Again, my roomette was in good condition and everything worked fine. I birdbathed on this train since I had done the full shower the previous two nights on the Southwest Chief. I have to say that the downstairs shower in the Superliner sleeper cars is more than adequate to get squeaky clean. Hint: bring flip flops, a good loofah, and soap on a rope. For, those who haven't done an overnight train - it's kind of like a large RV shower. I'm a big guy - over 300 lbs - and still had room to maneuver.

After breakfast you really need to get to the Sightseer Lounge car - scenery is excellent all the way down past Harpers Ferry Md. At that point you are only 1.5 hours from Washington so best to head back to your room and make sure everything is packed and ready to go.

Service on this train was also very good - both my car attendant and the dining car personnel were courteous and attentive. We rolled into DC a wee bit ahead of schedule actually. I bumped up my connection to BWI from 5:30 to the 3:00 train and eliminated my wait. Way to go Amtrak.

I would imagine the scenery through the mountains in the snow would be awesome so keep the eastbound #30 in mind for a winter trip.


----------



## cpamtfan (Nov 21, 2009)

Hey if you didn't know how bad Amtrak's food was three years ago, this is ten times better (now I know Maryland residents are used to fresh crab cakes, but these are very good). I also have one question. Did the dining car have four people booths only, or a mix of booths and three people lounge seats?


----------



## ladyjay78 (Dec 8, 2009)

> I would imagine the scenery through the mountains in the snow would be awesome so keep the eastbound #30 in mind for a winter trip.


I'm taking #30 eastbound back from Christmas so I'll let you know.


----------



## The Metropolitan (Dec 10, 2009)

GB Bari said:


> Again I need to chide Amtrak dining services - the crab cakes they served were abysmal, especially if one is from Maryland (like me) and knows what a "crab cake" is supposed to be. On the other hand my dining partners said the steak was excellent. It is sad to recall the original B&O Capitol Ltd menu where a traveller could always get a quality meal even when they cooked it all in the dining car's galley. I know first hand - travelled overnight on the B&O several times in the 1950s. Amtrak can do better.


I'm Maryland born and raised, and actually found the Amtrak Crab Cakes I had in April on the Capitol to be very tasty and filling, and a very good value for the price. The sides complemented the dish well, and I thought it was a nice upgrade from the Amtrak dining of just a few years back.

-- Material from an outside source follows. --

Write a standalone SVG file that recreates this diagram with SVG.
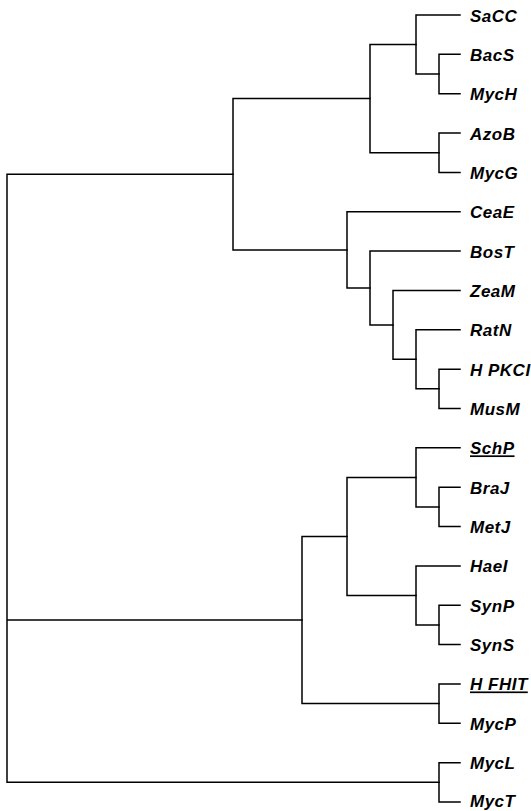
<svg xmlns="http://www.w3.org/2000/svg" width="531" height="811" viewBox="0 0 531 811">
<style>
.e{fill:none;stroke:#000;stroke-width:1.5;stroke-linecap:square}
text{font-family:"Liberation Sans",Arial,sans-serif;font-size:17px;font-weight:bold;font-style:italic;fill:#000;letter-spacing:0.5px}
.u{text-decoration:underline}
</style>
<rect width="531" height="811" fill="#fff"/>
<g id="connectors" class="e">
<path d="M439 54.35V93.7M439 54.35H460M439 93.7H460"/>
<path d="M416 15V74M416 15H460M416 74H439"/>
<path d="M439 133.05V172.4M439 133.05H460M439 172.4H460"/>
<path d="M370 44.5V152.7M370 44.5H416M370 152.7H439"/>
<path d="M439 369.15V408.5M439 369.15H460M439 408.5H460"/>
<path d="M416 329.8V388.8M416 329.8H460M416 388.8H439"/>
<path d="M393 290.45V359.3M393 290.45H460M393 359.3H416"/>
<path d="M370 251.1V324.9M370 251.1H460M370 324.9H393"/>
<path d="M347 211.75V288M347 211.75H460M347 288H370"/>
<path d="M233 98.6V249.9M233 98.6H370M233 249.9H347"/>
<path d="M439 487.2V526.55M439 487.2H460M439 526.55H460"/>
<path d="M416 447.85V506.9M416 447.85H460M416 506.9H439"/>
<path d="M439 605.25V644.6M439 605.25H460M439 644.6H460"/>
<path d="M416 565.9V624.9M416 565.9H460M416 624.9H439"/>
<path d="M347 477.4V595.4M347 477.4H416M347 595.4H416"/>
<path d="M439 683.95V723.3M439 683.95H460M439 723.3H460"/>
<path d="M302 536.4V703.6M302 536.4H347M302 703.6H439"/>
<path d="M439 762.65V802M439 762.65H460M439 802H460"/>
<path d="M7 174.3V782.3M7 174.3H233M7 620H302M7 782.3H439"/>
</g>
<g id="n-SaCC"><text x="470" y="21.5">SaCC</text></g>
<g id="n-BacS"><text x="470" y="60.85">BacS</text></g>
<g id="n-MycH"><text x="470" y="100.2">MycH</text></g>
<g id="n-AzoB"><text x="470" y="139.55">AzoB</text></g>
<g id="n-MycG"><text x="470" y="178.9">MycG</text></g>
<g id="n-CeaE"><text x="470" y="218.25">CeaE</text></g>
<g id="n-BosT"><text x="470" y="257.6">BosT</text></g>
<g id="n-ZeaM"><text x="470" y="296.95">ZeaM</text></g>
<g id="n-RatN"><text x="470" y="336.3">RatN</text></g>
<g id="n-HPKCI"><text x="470" y="375.65">H PKCI</text></g>
<g id="n-MusM"><text x="470" y="415">MusM</text></g>
<g id="n-SchP"><text class="u" x="470" y="454.35">SchP</text></g>
<g id="n-BraJ"><text x="470" y="493.7">BraJ</text></g>
<g id="n-MetJ"><text x="470" y="533.05">MetJ</text></g>
<g id="n-HaeI"><text x="470" y="572.4">HaeI</text></g>
<g id="n-SynP"><text x="470" y="611.75">SynP</text></g>
<g id="n-SynS"><text x="470" y="651.1">SynS</text></g>
<g id="n-HFHIT"><text class="u" x="470" y="690.45">H FHIT</text></g>
<g id="n-MycP"><text x="470" y="729.8">MycP</text></g>
<g id="n-MycL"><text x="470" y="769.15">MycL</text></g>
<g id="n-MycT"><text x="470" y="807">MycT</text></g>
</svg>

Lump meat they are not, and Chesapeake style they are not but the ones I had were still nicely seasoned, had a good sauce accompanying them, and were a vast improvement to me over the West Coast Crab Cakes I ate at Fisherman's Wharf that were small, sweet in taste and had a mango chutney as the accompaniment.


----------



## Christina (Dec 11, 2009)

I will also be on the #30 coming back from christmas!


----------